WHAT IS BEING ASKED: Take the lines from the head of the listing through the one bearing "const yTitle = 'Normalized" and copy them exactly, leaving every picture out.

PROVIDED DATA:
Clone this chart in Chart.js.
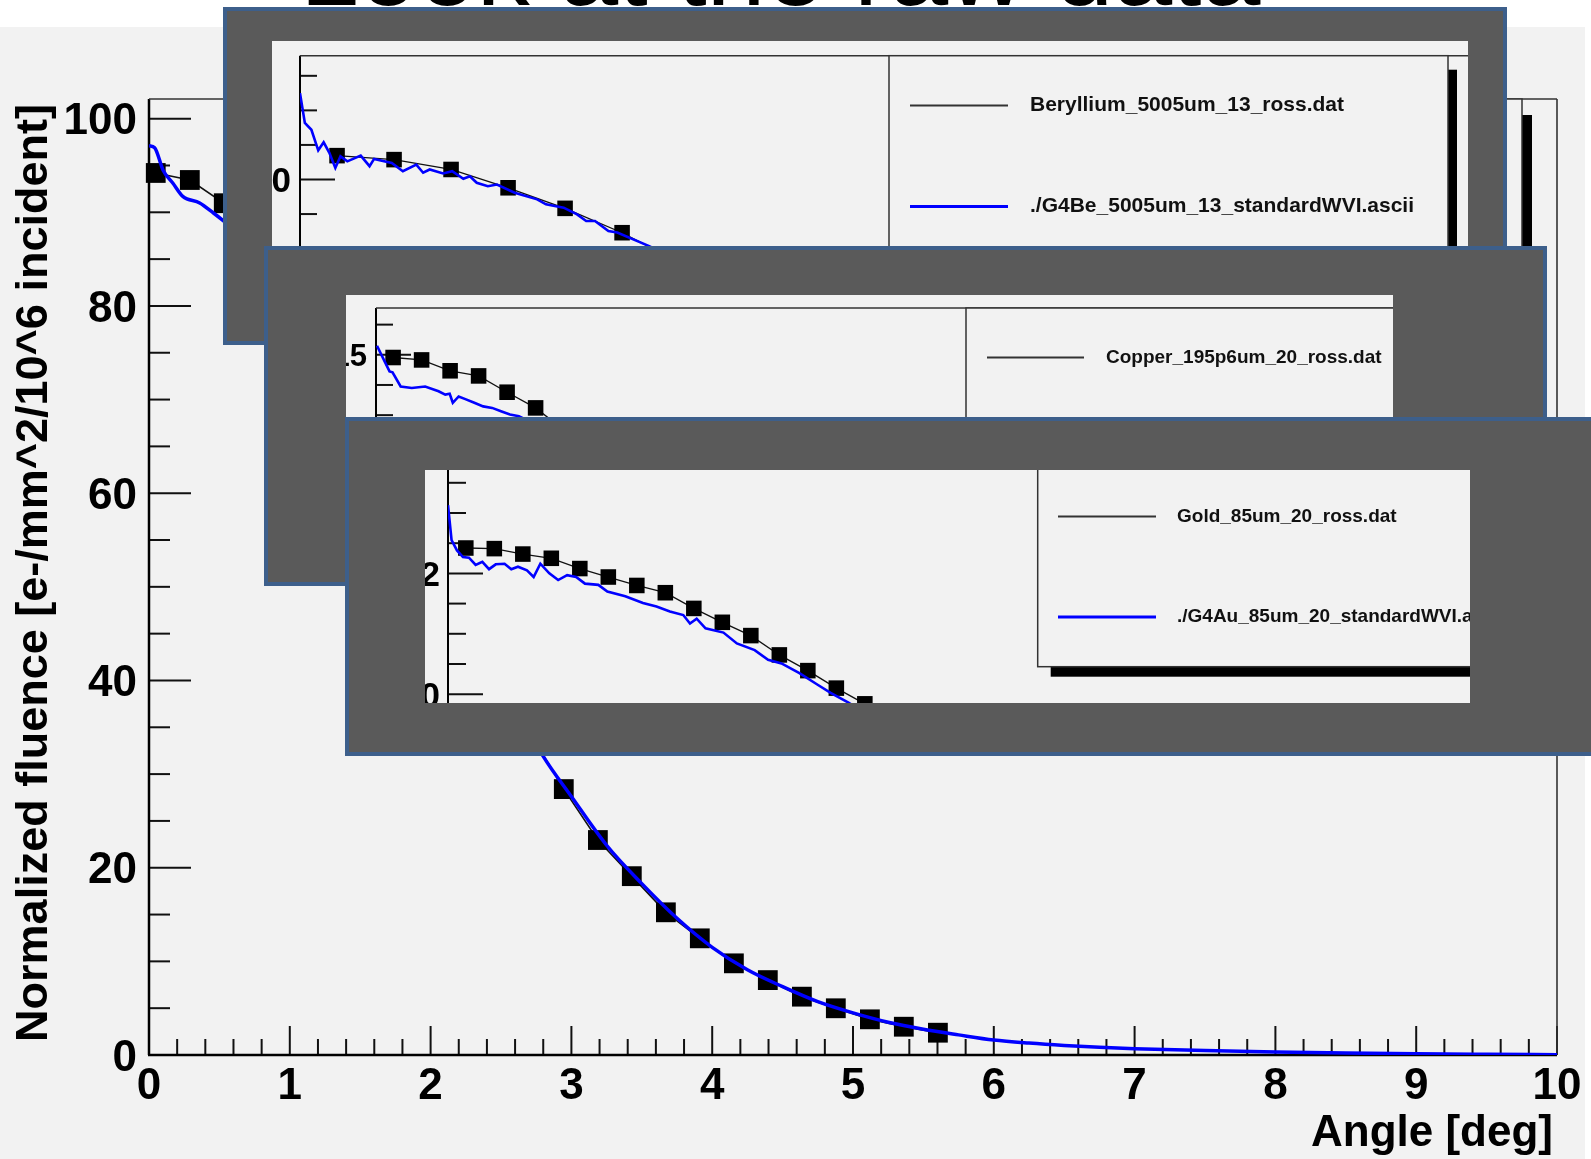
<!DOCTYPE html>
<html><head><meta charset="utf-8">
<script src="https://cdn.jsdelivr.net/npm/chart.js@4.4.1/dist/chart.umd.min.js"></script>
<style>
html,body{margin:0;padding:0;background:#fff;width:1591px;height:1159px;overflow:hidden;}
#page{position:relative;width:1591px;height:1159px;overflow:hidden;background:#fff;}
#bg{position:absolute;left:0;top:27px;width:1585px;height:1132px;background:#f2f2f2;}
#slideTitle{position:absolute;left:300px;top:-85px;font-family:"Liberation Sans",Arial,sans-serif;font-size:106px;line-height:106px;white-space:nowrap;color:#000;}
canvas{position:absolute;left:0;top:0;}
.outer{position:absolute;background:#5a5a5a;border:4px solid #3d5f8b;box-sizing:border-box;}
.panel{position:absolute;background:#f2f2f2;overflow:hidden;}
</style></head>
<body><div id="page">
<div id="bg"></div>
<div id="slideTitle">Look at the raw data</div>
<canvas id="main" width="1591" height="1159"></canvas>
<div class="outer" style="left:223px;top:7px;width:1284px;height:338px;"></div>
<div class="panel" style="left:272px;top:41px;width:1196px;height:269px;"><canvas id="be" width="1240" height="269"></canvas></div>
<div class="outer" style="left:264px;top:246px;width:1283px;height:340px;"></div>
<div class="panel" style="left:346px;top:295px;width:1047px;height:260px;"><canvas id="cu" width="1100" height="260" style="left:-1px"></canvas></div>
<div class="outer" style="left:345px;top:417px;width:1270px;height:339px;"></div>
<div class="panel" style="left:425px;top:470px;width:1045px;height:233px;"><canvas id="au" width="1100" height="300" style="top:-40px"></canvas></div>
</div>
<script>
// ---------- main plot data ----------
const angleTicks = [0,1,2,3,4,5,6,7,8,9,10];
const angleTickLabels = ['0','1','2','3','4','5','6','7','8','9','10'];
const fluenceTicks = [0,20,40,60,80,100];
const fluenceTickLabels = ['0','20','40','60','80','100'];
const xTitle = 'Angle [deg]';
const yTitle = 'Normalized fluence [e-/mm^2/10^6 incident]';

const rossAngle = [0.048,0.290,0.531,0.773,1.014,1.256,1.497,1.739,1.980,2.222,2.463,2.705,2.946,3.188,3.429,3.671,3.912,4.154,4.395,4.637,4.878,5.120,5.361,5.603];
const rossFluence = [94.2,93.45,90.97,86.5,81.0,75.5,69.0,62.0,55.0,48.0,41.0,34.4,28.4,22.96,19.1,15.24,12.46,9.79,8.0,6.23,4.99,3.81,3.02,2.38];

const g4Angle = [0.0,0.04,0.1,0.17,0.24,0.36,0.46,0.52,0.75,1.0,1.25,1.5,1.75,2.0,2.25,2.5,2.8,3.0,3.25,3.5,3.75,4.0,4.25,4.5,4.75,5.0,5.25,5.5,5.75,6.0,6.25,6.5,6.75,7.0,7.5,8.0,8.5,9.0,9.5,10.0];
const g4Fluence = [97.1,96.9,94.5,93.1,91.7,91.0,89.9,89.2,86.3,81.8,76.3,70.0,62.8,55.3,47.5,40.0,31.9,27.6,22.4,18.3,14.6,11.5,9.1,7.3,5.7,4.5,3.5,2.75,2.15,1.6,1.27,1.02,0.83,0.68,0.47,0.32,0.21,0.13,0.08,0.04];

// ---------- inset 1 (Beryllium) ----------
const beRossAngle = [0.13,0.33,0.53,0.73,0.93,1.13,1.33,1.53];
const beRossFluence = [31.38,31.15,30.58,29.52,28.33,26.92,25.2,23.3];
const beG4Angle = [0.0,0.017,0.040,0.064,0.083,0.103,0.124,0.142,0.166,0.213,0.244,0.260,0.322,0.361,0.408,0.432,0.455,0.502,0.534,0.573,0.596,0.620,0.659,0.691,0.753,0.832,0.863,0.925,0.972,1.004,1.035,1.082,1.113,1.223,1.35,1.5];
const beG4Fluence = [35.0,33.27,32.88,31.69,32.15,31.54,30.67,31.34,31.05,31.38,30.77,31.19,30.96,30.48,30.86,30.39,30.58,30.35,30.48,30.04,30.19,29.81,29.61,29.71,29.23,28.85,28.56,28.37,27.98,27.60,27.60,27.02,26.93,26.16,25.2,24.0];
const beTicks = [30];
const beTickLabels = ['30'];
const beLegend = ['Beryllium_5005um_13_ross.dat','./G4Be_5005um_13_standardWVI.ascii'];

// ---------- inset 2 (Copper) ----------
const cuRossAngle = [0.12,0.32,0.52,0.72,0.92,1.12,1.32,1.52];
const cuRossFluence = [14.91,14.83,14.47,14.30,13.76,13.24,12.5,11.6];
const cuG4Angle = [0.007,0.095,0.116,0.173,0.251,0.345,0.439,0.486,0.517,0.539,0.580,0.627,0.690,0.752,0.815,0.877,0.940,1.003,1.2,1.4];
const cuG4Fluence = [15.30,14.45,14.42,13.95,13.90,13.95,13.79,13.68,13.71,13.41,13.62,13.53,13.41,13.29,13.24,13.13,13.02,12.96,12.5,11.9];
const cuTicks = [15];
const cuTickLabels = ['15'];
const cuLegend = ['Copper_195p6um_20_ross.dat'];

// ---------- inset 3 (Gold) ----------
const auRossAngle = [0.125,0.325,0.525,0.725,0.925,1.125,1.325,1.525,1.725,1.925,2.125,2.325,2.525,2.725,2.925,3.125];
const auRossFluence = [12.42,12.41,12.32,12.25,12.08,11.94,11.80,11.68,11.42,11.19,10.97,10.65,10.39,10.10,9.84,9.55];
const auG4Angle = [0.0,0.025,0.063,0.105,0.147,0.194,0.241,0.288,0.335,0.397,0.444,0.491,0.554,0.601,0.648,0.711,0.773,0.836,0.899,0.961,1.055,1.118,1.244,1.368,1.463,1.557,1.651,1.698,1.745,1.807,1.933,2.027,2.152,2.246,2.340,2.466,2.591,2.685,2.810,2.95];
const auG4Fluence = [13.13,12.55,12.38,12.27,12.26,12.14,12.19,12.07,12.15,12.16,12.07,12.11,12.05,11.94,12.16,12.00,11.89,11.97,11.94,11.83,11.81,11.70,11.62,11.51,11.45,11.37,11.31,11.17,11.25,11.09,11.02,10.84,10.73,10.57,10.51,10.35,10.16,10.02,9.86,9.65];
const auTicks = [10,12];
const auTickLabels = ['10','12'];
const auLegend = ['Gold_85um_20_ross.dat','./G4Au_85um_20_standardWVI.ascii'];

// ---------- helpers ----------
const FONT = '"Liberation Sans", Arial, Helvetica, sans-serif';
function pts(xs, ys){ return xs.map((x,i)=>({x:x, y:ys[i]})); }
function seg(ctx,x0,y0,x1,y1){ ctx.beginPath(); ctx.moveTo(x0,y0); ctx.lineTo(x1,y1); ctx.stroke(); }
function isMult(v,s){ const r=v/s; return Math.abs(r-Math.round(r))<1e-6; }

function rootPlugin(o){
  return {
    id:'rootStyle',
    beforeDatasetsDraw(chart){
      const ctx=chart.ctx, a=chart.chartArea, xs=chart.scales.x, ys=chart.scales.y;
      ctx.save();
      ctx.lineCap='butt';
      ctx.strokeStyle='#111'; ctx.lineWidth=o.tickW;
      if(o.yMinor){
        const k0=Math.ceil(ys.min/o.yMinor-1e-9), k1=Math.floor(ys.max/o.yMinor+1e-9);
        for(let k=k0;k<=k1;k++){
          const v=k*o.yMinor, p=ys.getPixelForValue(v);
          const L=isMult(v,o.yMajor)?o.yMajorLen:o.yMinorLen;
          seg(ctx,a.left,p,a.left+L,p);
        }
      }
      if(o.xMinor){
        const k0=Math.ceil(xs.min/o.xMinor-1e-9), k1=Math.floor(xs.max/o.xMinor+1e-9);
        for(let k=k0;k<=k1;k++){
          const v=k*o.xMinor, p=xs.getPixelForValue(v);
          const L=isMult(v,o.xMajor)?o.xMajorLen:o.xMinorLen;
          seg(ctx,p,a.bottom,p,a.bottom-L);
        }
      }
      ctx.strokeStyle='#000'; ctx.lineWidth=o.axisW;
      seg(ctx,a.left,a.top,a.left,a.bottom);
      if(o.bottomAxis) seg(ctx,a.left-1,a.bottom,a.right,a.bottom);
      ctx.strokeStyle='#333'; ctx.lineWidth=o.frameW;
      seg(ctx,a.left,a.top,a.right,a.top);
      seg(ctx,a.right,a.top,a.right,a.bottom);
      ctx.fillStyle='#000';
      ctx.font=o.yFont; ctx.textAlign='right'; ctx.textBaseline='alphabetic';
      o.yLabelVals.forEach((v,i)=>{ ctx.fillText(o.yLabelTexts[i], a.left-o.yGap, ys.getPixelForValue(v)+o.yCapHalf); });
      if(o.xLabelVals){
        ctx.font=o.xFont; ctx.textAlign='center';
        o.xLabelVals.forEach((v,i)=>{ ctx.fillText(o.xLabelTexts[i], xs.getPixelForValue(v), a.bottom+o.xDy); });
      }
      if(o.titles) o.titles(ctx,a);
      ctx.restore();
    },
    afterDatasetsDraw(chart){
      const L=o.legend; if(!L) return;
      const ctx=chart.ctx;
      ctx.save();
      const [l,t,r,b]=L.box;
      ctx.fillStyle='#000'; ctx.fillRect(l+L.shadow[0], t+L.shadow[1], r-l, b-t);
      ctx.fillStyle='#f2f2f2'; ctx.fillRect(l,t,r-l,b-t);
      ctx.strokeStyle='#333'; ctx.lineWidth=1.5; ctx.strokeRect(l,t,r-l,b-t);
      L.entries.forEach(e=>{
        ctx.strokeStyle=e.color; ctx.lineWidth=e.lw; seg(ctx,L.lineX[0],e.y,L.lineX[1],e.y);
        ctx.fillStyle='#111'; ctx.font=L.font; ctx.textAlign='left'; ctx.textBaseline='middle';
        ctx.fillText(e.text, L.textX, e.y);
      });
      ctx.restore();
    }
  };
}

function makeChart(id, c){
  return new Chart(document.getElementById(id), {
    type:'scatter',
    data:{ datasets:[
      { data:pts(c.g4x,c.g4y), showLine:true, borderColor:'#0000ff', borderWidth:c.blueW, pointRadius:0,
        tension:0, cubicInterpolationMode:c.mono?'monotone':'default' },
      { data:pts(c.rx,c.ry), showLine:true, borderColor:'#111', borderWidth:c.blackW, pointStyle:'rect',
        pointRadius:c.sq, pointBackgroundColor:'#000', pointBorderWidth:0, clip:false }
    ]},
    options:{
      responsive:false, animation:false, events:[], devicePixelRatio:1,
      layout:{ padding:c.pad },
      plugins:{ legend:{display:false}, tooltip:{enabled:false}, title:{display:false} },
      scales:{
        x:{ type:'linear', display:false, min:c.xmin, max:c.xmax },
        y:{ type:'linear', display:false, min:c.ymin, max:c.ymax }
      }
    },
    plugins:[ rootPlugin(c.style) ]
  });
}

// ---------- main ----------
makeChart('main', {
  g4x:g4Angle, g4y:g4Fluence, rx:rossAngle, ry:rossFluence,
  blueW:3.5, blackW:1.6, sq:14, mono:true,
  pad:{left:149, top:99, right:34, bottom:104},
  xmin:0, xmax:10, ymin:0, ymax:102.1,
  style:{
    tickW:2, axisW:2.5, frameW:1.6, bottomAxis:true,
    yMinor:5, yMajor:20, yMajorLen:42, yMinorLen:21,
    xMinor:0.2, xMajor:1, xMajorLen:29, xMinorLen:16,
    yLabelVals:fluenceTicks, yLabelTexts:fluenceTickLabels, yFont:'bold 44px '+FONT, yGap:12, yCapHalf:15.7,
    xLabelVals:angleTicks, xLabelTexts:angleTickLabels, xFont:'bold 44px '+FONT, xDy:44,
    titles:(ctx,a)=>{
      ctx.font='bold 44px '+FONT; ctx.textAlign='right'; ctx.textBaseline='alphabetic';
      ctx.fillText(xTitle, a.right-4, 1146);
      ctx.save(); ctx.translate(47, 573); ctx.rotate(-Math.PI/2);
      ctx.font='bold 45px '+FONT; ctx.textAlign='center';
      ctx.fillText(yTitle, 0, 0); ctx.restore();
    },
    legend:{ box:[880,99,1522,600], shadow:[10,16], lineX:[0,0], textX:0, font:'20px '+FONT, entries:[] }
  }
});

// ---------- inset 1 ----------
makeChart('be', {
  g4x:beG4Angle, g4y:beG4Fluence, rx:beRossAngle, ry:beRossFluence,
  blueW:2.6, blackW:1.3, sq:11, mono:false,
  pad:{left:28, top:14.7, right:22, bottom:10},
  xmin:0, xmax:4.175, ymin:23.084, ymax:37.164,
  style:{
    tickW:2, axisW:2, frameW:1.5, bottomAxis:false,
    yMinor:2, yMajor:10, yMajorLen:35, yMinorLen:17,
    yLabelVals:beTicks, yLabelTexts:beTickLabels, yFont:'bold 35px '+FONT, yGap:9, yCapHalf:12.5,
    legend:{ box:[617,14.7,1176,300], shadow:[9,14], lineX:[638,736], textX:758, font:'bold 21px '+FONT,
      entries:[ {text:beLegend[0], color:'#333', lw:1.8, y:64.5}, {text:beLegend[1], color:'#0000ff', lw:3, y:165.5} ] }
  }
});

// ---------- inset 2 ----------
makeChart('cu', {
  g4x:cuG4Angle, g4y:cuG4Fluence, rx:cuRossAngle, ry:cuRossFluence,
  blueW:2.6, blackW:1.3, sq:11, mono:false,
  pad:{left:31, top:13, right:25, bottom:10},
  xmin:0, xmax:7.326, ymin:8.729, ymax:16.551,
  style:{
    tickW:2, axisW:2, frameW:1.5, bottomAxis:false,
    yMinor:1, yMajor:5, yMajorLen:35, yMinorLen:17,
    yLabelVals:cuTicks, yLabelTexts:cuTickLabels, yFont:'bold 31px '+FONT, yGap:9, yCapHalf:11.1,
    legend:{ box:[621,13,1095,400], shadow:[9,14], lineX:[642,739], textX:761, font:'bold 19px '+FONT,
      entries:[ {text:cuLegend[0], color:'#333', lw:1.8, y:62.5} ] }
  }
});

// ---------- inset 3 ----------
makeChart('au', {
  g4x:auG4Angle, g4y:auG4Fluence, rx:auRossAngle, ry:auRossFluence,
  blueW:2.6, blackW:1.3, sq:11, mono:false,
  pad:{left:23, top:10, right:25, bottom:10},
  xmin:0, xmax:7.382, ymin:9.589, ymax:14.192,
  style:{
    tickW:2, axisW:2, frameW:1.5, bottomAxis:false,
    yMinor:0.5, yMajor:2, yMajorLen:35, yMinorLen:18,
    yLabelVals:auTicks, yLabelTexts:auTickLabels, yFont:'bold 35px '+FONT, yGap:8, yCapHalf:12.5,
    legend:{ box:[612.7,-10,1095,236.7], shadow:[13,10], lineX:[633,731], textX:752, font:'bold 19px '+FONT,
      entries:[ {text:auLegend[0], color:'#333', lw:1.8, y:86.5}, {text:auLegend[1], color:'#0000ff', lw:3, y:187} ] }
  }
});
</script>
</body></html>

SOLUTION TO THE EXERCISE:
Clone this chart in Chart.js.
<!DOCTYPE html>
<html><head><meta charset="utf-8">
<script src="https://cdn.jsdelivr.net/npm/chart.js@4.4.1/dist/chart.umd.min.js"></script>
<style>
html,body{margin:0;padding:0;background:#fff;width:1591px;height:1159px;overflow:hidden;}
#page{position:relative;width:1591px;height:1159px;overflow:hidden;background:#fff;}
#bg{position:absolute;left:0;top:27px;width:1585px;height:1132px;background:#f2f2f2;}
#slideTitle{position:absolute;left:300px;top:-85px;font-family:"Liberation Sans",Arial,sans-serif;font-size:106px;line-height:106px;white-space:nowrap;color:#000;}
canvas{position:absolute;left:0;top:0;}
.outer{position:absolute;background:#5a5a5a;border:4px solid #3d5f8b;box-sizing:border-box;}
.panel{position:absolute;background:#f2f2f2;overflow:hidden;}
</style></head>
<body><div id="page">
<div id="bg"></div>
<div id="slideTitle">Look at the raw data</div>
<canvas id="main" width="1591" height="1159"></canvas>
<div class="outer" style="left:223px;top:7px;width:1284px;height:338px;"></div>
<div class="panel" style="left:272px;top:41px;width:1196px;height:269px;"><canvas id="be" width="1240" height="269"></canvas></div>
<div class="outer" style="left:264px;top:246px;width:1283px;height:340px;"></div>
<div class="panel" style="left:346px;top:295px;width:1047px;height:260px;"><canvas id="cu" width="1100" height="260" style="left:-1px"></canvas></div>
<div class="outer" style="left:345px;top:417px;width:1270px;height:339px;"></div>
<div class="panel" style="left:425px;top:470px;width:1045px;height:233px;"><canvas id="au" width="1100" height="300" style="top:-40px"></canvas></div>
</div>
<script>
// ---------- main plot data ----------
const angleTicks = [0,1,2,3,4,5,6,7,8,9,10];
const angleTickLabels = ['0','1','2','3','4','5','6','7','8','9','10'];
const fluenceTicks = [0,20,40,60,80,100];
const fluenceTickLabels = ['0','20','40','60','80','100'];
const xTitle = 'Angle [deg]';
const yTitle = 'Normalized fluence [e-/mm^2/10^6 incident]';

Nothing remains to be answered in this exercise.